Every engineering manager juggles multiple priorities: managing the velocity of the team, serving as a cross-team engineering representative, making sure the engineers are happy, and weighing in as a deciding voice on hard decisions. There’s never enough time to do everything which forces prioritization.
Unfortunately, promoting career growth among a manager’s reports can be the first item to get lost in the shuffle. It rarely carries the visibility that managing team velocity or a substantial presence in meetings can. Put another way, when you hit your deadlines, ship software on time, and take decisive action on the weekly sync, your boss notices. If you’re not promoting a report on schedule, you might have an unhappy individual, but it can get lost to the larger company view.
However, nurturing career growth across your reports rarely requires as much time or effort as you might anticipate. Like with other managerial work, sometimes the key is just starting the conversation and making small tweaks, be they project shakeups, side project time, or other efforts so engineers can reach their full potential.
The best place to start is your 1:1s. You already have them on the calendar on a regular cadence (and if not, you should!). It’s a space away from tactical, active project subject matter (you’ve got Jira, standups, and other tools for that) focused on serving the needs of your report, not you. I also find 1:1s have a pretty loose format that lends itself to more experimentation around the subject.
Sometimes you’re fortunate enough to have career growth come up organically from the report themselves. When it’s explicit (“I want to get better at X”), the topic has dropped on your lap; all you have to do is engage. However, more commonly growth areas require more effort on your part via packaging and reframing a set of existing, otherwise unrelated set of conversations. Identify patterns where your report has been repeatedly blocked or frustrated on a specific issue, and bring them up in the context of a potential growth area. That may sound simple but requires nuance in practice: you’re looking for roadblocks where the report was in control and is self-aware of the blockage. For example:
“A month ago you told me you were stuck on a pull request for days more than you expected, and you attributed it to writing tests in standups. Last week you opened our 1:1 frustrated about a test slowing your workflow down. I know tests have come up at least one other time in our conversations. Do you think writing better quality tests could be a growth area?”

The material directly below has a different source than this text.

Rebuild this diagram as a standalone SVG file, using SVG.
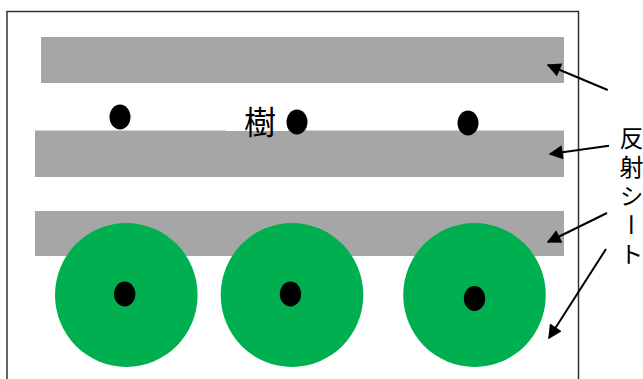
<svg xmlns="http://www.w3.org/2000/svg" width="643" height="379" viewBox="0 0 643 379">
  <style>
    .bar { fill: #A6A6A6; }
    .tree { fill: #00B050; }
    .dot { fill: #000000; }
    .conn { stroke: #000000; stroke-width: 2; fill: none; }
    .lbl { font-family: "Noto Sans CJK JP", "Noto Sans", sans-serif; fill: #000000; }
    .vlbl { font-family: "Liberation Sans", "Noto Sans CJK JP", sans-serif; fill: #000000; }
  </style>
  <defs>
    <marker id="ah" viewBox="0 0 10 10" refX="9" refY="5" markerWidth="7.5" markerHeight="7" markerUnits="strokeWidth" orient="auto">
      <path d="M0,0 L10,5 L0,10 Z" fill="#000000"/>
    </marker>
  </defs>
  <rect width="643" height="379" fill="#FFFFFF"/>
  <g id="frame">
    <rect x="7" y="11.5" width="571.5" height="380" fill="none" stroke="#333333" stroke-width="1.5"/>
  </g>
  <g id="sheet1"><rect class="bar" x="41" y="37" width="523" height="46"/></g>
  <g id="sheet2"><rect class="bar" x="35" y="130.5" width="529" height="46.5"/></g>
  <g id="sheet3"><rect class="bar" x="35" y="211" width="529" height="45"/></g>
  <g id="tree-label">
    <rect x="226" y="98" width="62" height="33" fill="#FFFFFF"/>
    <text class="lbl" x="244" y="134" font-size="32">樹</text>
  </g>
  <g id="dots-top">
    <ellipse class="dot" cx="120" cy="117" rx="10.5" ry="12.5"/>
    <ellipse class="dot" cx="297" cy="122" rx="10.5" ry="12.5"/>
    <ellipse class="dot" cx="468" cy="123" rx="10.5" ry="12.5"/>
  </g>
  <g id="tree1">
    <ellipse class="tree" cx="126.3" cy="295" rx="71.3" ry="72"/>
    <ellipse class="dot" cx="124.7" cy="294" rx="10.7" ry="12.5"/>
  </g>
  <g id="tree2">
    <ellipse class="tree" cx="292" cy="295" rx="71.3" ry="72"/>
    <ellipse class="dot" cx="290.5" cy="294" rx="10.7" ry="12.5"/>
  </g>
  <g id="tree3">
    <ellipse class="tree" cx="474.5" cy="295" rx="71.3" ry="72"/>
    <ellipse class="dot" cx="474.5" cy="298.5" rx="10.7" ry="12.5"/>
  </g>
  <g id="sheet-label">
    <text class="vlbl" x="629.5" y="126" font-size="24" letter-spacing="5" writing-mode="tb">反射シート</text>
  </g>
  <g id="connectors">
    <line class="conn" x1="607.7" y1="90" x2="548" y2="65" marker-end="url(#ah)"/>
    <line class="conn" x1="609" y1="145.7" x2="550" y2="154" marker-end="url(#ah)"/>
    <line class="conn" x1="607" y1="213" x2="548" y2="242" marker-end="url(#ah)"/>
    <line class="conn" x1="606" y1="249" x2="549" y2="338" marker-end="url(#ah)"/>
  </g>
</svg>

The hardest growth areas to identify are with reports doing otherwise solid work but tend to be quiet in 1:1s or prefer to converse about subjects outside their career path. This requires an active fact-finding probe on your part as EM. Sometimes a straightforward question (“what do you want to improve on?”) does the trick, but I find it can come off as trite. I prefer a more indirect route; ask what kind of engineer they see themselves becoming six months or a year from now. Bring up a hypothetical forced switch to another project or team focus to get at what their worries could be about change. Look back at past 1:1s, pull requests, and engineering docs by the report and try to connect the dots for areas they lack depth. For instance:
“You’ve been doing strong work overall and we haven’t talked much lately about career growth. One thing I’ve noticed is while you’re talkative here in our 1:1s, you tend to be pretty quiet in larger team meetings. I think you bring up a lot of well-reasoned opinions; do you think public speaking or framing arguments in a larger group could be something to work on?”

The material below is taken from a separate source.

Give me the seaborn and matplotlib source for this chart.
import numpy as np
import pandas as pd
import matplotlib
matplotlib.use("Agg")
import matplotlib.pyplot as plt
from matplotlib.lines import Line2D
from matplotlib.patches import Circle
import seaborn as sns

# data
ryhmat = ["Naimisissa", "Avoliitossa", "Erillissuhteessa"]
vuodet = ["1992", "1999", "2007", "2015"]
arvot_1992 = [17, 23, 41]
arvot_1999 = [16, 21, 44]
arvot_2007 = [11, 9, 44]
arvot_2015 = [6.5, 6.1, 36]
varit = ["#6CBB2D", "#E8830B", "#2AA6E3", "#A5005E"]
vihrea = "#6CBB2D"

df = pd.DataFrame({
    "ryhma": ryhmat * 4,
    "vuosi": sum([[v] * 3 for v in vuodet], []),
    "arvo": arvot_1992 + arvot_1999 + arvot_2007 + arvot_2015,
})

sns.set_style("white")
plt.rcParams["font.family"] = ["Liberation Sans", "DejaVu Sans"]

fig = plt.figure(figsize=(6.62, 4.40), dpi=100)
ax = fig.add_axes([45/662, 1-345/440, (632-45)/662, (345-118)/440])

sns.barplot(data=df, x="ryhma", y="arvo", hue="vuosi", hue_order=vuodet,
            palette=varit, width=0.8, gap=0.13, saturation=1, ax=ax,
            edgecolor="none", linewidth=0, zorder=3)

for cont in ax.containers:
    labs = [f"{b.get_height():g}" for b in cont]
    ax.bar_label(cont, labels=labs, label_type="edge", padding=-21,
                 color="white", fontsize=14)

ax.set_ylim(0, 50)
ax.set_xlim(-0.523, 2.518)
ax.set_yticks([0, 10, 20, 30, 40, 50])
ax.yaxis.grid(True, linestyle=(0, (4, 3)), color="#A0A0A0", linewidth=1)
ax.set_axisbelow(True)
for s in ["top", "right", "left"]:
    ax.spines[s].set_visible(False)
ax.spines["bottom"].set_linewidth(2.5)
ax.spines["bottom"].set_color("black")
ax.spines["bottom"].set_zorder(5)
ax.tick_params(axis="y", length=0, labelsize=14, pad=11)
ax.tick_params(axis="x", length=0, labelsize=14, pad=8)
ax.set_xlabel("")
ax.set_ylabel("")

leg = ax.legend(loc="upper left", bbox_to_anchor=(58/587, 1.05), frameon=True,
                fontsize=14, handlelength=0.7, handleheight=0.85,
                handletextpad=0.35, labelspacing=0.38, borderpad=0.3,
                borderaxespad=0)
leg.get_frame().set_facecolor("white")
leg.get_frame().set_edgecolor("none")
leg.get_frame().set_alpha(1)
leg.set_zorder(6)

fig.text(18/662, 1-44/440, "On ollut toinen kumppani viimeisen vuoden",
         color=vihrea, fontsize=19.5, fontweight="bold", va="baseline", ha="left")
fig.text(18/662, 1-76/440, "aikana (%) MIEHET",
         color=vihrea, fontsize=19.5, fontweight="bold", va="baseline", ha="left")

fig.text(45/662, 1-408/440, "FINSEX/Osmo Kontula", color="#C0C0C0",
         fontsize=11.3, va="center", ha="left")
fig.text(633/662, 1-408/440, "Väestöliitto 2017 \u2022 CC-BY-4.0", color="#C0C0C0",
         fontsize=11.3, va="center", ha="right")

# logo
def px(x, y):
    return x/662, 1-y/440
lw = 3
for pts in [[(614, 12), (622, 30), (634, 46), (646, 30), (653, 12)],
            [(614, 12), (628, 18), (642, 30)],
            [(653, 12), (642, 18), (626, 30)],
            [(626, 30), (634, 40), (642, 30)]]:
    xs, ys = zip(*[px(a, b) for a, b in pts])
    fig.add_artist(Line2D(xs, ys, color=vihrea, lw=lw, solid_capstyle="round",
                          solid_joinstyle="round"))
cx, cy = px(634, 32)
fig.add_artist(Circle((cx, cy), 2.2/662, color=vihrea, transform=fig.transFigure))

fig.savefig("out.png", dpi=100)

Sometimes the best ways to uncover new career growth paths isn’t from report to EM, but the reverse, an accompaniment to the feedback you give back to the report. In particular, giving critical feedback is part of an EM’s job, but can put people on the defensive. Having a well-intentioned growth plan as a suggestion alongside helps soften the impact. It shows you care and ends the conversation in a way that suggests a more optimistic, productive path forward. One example:
“In our weekly status meeting, I noticed in your verbal update to the team you rambled a bit, jumping from subject to subject without much focus. I prefer focused updates that tend to be more informative and helpful to the rest of the team. To do so I think we could work on one area together: meeting preparation. What if you spent 5-10 minutes before the meeting writing down a few bullet points and then using it as a loose script?”

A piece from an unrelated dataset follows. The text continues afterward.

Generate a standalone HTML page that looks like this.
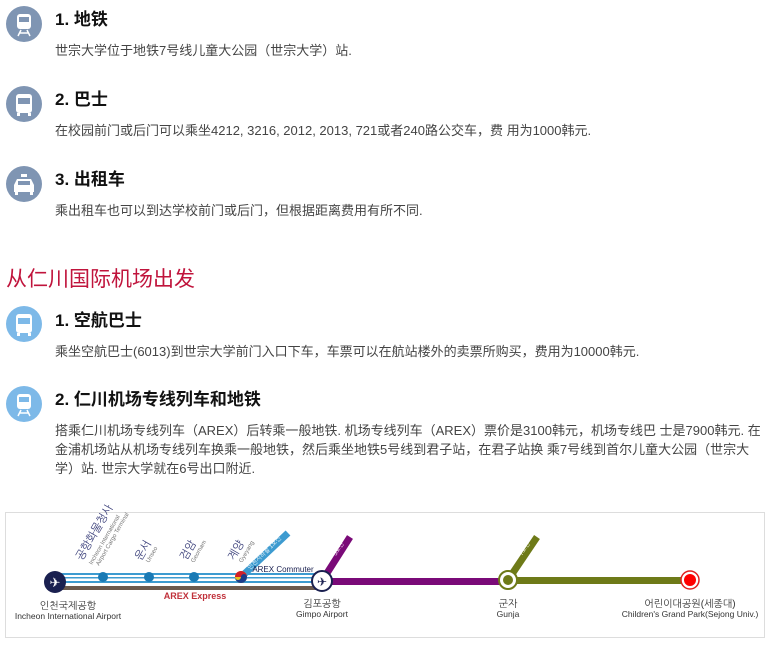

Even if they disagree with your idea, ask for additional suggestions. Just getting the conversation started can force them to reflect on their career and unlock new ideas.
Remember the 1:1 career chat is just the beginning. Nurturing and monitoring growth requires separate work, a subject that encompasses more than we could do justice for in any single blog post. But career growth has to start somewhere; the right 1:1 conversation is an effective way to make that happen.